Es gibt kein Konzept hinter der Platte. Ich hatte Per und Tobias anfangs erklärt, dass mir ein eingängiges Album vorschwebt. Es handelt sich insofern um eine lockere Scheibe, die nicht großartig durchdacht ist, sondern den Hörer direkt anspricht.
Und welches Gold können die Hörer auf dem Album finden?
Für mich besteht das Gold darin, dass sich in relativ kurzer Zeit viel Classic Rock, Blues und Early Hard Rock finden lässt. Egal ob man Metal, Rock oder Stoner Rock hört: In unserer Musik ist für jeden etwas dabei.
Das gereicht Euch zum Vor- wie zum Nachteil, denn Ihr seid zwar für viele theoretisch spannend, allerdings ist es nicht ganz einfach, Euch praktisch unter all der heutigen Konkurrenz zu finden...
Da hast du Recht, es mag ein Nachteil sein, sich in verschiedenen Genres zu bedienen und sich nicht so einfach einordnen zu lassen. Bei unseren ersten vier Alben war das noch einfacher als bei unseren letzten zwei. Dennoch können wir ja nur das machen, was uns entspricht, sonst wären wir ja nicht mehr wir selbst.

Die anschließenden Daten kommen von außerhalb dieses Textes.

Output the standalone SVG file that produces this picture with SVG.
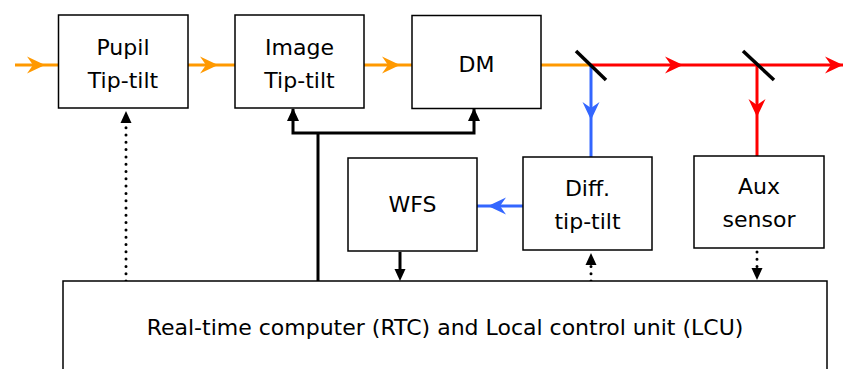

Eure Authentizität spricht für sich selbst. Dabei fällt mir ein: Beruht der Song "Broken Man" auf dem "The Search Goes On" Album auf Deinen persönlichen Erlebnissen mit anderen Menschen?
Ja, absolut, "The Search Goes On" ist bis heute das für mich persönlichste Album in punkto Texten und Musik, und es beinhaltet viele Themen, die mich auf meinem Lebensweg beschäftigt haben und mit einigen davon musste ich ringen. Es ist also wirklich persönlich und für mich sehr wichtig. Ich bin dankbar, dass ich die Gelegenheit bekam, darüber zu schreiben und es musikalisch aufzuarbeiten. Das hat mir zweifelsohne geholfen, besser damit umzugehen.
Letzte Frage: seid Ihr im Hinblick auf das Freak Valley Festival mit den Dilldappen vertraut?
Ich weiß nur, dass es sich um ein besonderes Festival mit einer ganz eigenen und friedlichen Atmosphäre handeln soll...
Es findet in schöner Umgebung statt und die Atmosphäre ist in der Tat eigen, doch im Siegerland gibt es auch die Dilldappen – das sind rund 40 cm große Koboldwesen, die der Sage nach den Bauern die Kartoffeln klauen. Ich bin mir nicht sicher, ob die seit 2012 nicht einmal im Jahr auch backstage Bier verschwinden lassen...
Haha, verdammt, das hört sich so an, als sollten wir unser Bier gut wegschließen, oder? Wir freuen uns darauf, und wir freuen uns, wieder auf Tour zu gehen! Grüße an die Leser und hört einfach mal in "The Long Road Made Of Gold" rein – vielleicht wollt Ihr uns ja ein bisschen auf unserer Reise begleiten!